- DATA SHOWN -

◇ ◇ ◇ ◇ ◇ ◇ ◇

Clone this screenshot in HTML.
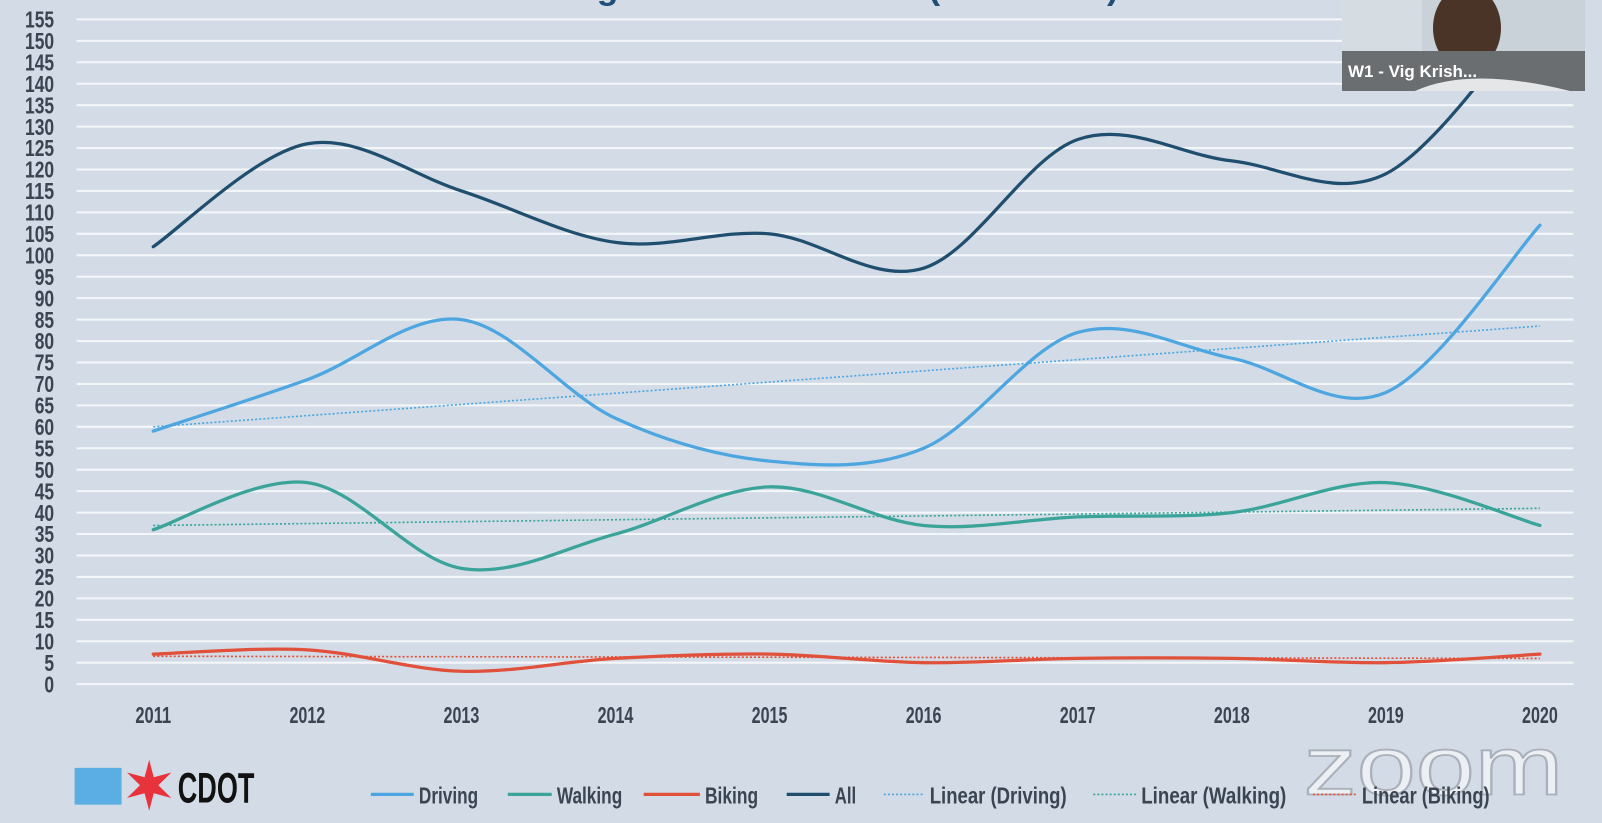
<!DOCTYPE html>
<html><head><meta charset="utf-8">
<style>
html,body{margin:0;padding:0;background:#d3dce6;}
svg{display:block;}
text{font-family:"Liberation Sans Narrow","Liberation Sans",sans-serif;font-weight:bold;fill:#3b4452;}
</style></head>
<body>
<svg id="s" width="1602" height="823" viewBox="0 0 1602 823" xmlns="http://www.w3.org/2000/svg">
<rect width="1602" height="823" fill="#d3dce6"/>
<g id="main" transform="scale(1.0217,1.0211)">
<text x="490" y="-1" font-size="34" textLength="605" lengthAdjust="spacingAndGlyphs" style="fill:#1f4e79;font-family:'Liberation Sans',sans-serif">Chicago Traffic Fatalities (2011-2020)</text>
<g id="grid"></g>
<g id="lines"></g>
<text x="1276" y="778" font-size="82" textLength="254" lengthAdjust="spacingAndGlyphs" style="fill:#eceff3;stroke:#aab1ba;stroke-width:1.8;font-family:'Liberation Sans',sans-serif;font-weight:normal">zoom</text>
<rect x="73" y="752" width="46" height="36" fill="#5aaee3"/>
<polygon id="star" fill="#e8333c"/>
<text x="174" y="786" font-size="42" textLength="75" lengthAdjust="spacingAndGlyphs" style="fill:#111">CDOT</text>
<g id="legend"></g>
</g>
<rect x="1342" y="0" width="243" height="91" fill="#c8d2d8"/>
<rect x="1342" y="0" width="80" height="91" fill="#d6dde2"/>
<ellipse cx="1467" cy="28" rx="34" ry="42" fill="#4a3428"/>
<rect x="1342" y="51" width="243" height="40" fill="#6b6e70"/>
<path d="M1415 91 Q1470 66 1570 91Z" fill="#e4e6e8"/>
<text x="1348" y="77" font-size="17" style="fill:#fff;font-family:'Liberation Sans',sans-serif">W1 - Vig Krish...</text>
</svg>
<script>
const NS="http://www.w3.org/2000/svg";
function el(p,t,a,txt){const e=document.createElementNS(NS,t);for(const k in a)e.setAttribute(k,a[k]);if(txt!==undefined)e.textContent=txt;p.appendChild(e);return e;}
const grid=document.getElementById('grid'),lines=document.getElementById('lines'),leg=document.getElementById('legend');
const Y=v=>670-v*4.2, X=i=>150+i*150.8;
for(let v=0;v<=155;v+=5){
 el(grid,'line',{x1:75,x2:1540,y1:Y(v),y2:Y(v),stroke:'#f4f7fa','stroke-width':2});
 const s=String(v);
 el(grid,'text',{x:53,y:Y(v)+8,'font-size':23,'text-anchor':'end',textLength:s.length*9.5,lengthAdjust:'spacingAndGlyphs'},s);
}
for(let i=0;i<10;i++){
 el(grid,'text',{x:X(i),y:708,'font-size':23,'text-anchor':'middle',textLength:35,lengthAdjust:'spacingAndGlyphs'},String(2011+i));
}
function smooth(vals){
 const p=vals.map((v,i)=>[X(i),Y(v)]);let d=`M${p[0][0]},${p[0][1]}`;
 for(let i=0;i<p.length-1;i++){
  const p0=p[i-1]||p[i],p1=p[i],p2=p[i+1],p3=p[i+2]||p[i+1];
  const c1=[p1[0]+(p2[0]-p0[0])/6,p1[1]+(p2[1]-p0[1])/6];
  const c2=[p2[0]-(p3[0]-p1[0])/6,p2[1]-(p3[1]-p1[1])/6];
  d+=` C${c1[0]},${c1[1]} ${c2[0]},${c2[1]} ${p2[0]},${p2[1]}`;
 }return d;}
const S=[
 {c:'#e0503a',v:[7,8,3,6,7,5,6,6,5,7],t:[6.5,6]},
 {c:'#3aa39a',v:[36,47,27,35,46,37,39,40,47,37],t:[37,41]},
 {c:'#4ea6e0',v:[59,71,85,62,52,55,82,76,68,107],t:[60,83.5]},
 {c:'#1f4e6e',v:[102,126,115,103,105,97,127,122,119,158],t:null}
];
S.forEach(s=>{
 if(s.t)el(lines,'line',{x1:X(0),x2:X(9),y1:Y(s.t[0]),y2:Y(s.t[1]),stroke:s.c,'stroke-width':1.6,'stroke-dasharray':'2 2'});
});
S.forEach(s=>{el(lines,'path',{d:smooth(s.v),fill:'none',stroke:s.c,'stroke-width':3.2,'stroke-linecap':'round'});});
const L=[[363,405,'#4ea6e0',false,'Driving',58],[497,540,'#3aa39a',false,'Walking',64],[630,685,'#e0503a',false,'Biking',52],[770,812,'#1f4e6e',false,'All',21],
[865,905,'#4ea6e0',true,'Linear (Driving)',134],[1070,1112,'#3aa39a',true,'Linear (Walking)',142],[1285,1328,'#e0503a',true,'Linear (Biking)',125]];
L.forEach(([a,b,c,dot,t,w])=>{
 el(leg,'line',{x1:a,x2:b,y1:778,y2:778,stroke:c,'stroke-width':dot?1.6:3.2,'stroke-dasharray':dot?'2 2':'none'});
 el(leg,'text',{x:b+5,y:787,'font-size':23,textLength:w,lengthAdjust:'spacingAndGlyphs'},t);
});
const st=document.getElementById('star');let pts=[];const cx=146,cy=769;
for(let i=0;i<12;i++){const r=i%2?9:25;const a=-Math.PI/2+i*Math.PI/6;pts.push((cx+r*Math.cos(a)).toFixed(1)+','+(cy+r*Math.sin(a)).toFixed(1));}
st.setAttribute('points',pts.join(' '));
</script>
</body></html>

◇ ◇ ◇ ◇ ◇ ◇ ◇

Go through the data above and transcribe it in full, omitting any image.

- EXERCISE RESPONSE -
Clone this screenshot in HTML.
<!DOCTYPE html>
<html><head><meta charset="utf-8">
<style>
html,body{margin:0;padding:0;background:#d3dce6;}
svg{display:block;}
text{font-family:"Liberation Sans Narrow","Liberation Sans",sans-serif;font-weight:bold;fill:#3b4452;}
</style></head>
<body>
<svg id="s" width="1602" height="823" viewBox="0 0 1602 823" xmlns="http://www.w3.org/2000/svg">
<rect width="1602" height="823" fill="#d3dce6"/>
<g id="main" transform="scale(1.0217,1.0211)">
<text x="490" y="-1" font-size="34" textLength="605" lengthAdjust="spacingAndGlyphs" style="fill:#1f4e79;font-family:'Liberation Sans',sans-serif">Chicago Traffic Fatalities (2011-2020)</text>
<g id="grid"></g>
<g id="lines"></g>
<text x="1276" y="778" font-size="82" textLength="254" lengthAdjust="spacingAndGlyphs" style="fill:#eceff3;stroke:#aab1ba;stroke-width:1.8;font-family:'Liberation Sans',sans-serif;font-weight:normal">zoom</text>
<rect x="73" y="752" width="46" height="36" fill="#5aaee3"/>
<polygon id="star" fill="#e8333c"/>
<text x="174" y="786" font-size="42" textLength="75" lengthAdjust="spacingAndGlyphs" style="fill:#111">CDOT</text>
<g id="legend"></g>
</g>
<rect x="1342" y="0" width="243" height="91" fill="#c8d2d8"/>
<rect x="1342" y="0" width="80" height="91" fill="#d6dde2"/>
<ellipse cx="1467" cy="28" rx="34" ry="42" fill="#4a3428"/>
<rect x="1342" y="51" width="243" height="40" fill="#6b6e70"/>
<path d="M1415 91 Q1470 66 1570 91Z" fill="#e4e6e8"/>
<text x="1348" y="77" font-size="17" style="fill:#fff;font-family:'Liberation Sans',sans-serif">W1 - Vig Krish...</text>
</svg>
<script>
const NS="http://www.w3.org/2000/svg";
function el(p,t,a,txt){const e=document.createElementNS(NS,t);for(const k in a)e.setAttribute(k,a[k]);if(txt!==undefined)e.textContent=txt;p.appendChild(e);return e;}
const grid=document.getElementById('grid'),lines=document.getElementById('lines'),leg=document.getElementById('legend');
const Y=v=>670-v*4.2, X=i=>150+i*150.8;
for(let v=0;v<=155;v+=5){
 el(grid,'line',{x1:75,x2:1540,y1:Y(v),y2:Y(v),stroke:'#f4f7fa','stroke-width':2});
 const s=String(v);
 el(grid,'text',{x:53,y:Y(v)+8,'font-size':23,'text-anchor':'end',textLength:s.length*9.5,lengthAdjust:'spacingAndGlyphs'},s);
}
for(let i=0;i<10;i++){
 el(grid,'text',{x:X(i),y:708,'font-size':23,'text-anchor':'middle',textLength:35,lengthAdjust:'spacingAndGlyphs'},String(2011+i));
}
function smooth(vals){
 const p=vals.map((v,i)=>[X(i),Y(v)]);let d=`M${p[0][0]},${p[0][1]}`;
 for(let i=0;i<p.length-1;i++){
  const p0=p[i-1]||p[i],p1=p[i],p2=p[i+1],p3=p[i+2]||p[i+1];
  const c1=[p1[0]+(p2[0]-p0[0])/6,p1[1]+(p2[1]-p0[1])/6];
  const c2=[p2[0]-(p3[0]-p1[0])/6,p2[1]-(p3[1]-p1[1])/6];
  d+=` C${c1[0]},${c1[1]} ${c2[0]},${c2[1]} ${p2[0]},${p2[1]}`;
 }return d;}
const S=[
 {c:'#e0503a',v:[7,8,3,6,7,5,6,6,5,7],t:[6.5,6]},
 {c:'#3aa39a',v:[36,47,27,35,46,37,39,40,47,37],t:[37,41]},
 {c:'#4ea6e0',v:[59,71,85,62,52,55,82,76,68,107],t:[60,83.5]},
 {c:'#1f4e6e',v:[102,126,115,103,105,97,127,122,119,158],t:null}
];
S.forEach(s=>{
 if(s.t)el(lines,'line',{x1:X(0),x2:X(9),y1:Y(s.t[0]),y2:Y(s.t[1]),stroke:s.c,'stroke-width':1.6,'stroke-dasharray':'2 2'});
});
S.forEach(s=>{el(lines,'path',{d:smooth(s.v),fill:'none',stroke:s.c,'stroke-width':3.2,'stroke-linecap':'round'});});
const L=[[363,405,'#4ea6e0',false,'Driving',58],[497,540,'#3aa39a',false,'Walking',64],[630,685,'#e0503a',false,'Biking',52],[770,812,'#1f4e6e',false,'All',21],
[865,905,'#4ea6e0',true,'Linear (Driving)',134],[1070,1112,'#3aa39a',true,'Linear (Walking)',142],[1285,1328,'#e0503a',true,'Linear (Biking)',125]];
L.forEach(([a,b,c,dot,t,w])=>{
 el(leg,'line',{x1:a,x2:b,y1:778,y2:778,stroke:c,'stroke-width':dot?1.6:3.2,'stroke-dasharray':dot?'2 2':'none'});
 el(leg,'text',{x:b+5,y:787,'font-size':23,textLength:w,lengthAdjust:'spacingAndGlyphs'},t);
});
const st=document.getElementById('star');let pts=[];const cx=146,cy=769;
for(let i=0;i<12;i++){const r=i%2?9:25;const a=-Math.PI/2+i*Math.PI/6;pts.push((cx+r*Math.cos(a)).toFixed(1)+','+(cy+r*Math.sin(a)).toFixed(1));}
st.setAttribute('points',pts.join(' '));
</script>
</body></html>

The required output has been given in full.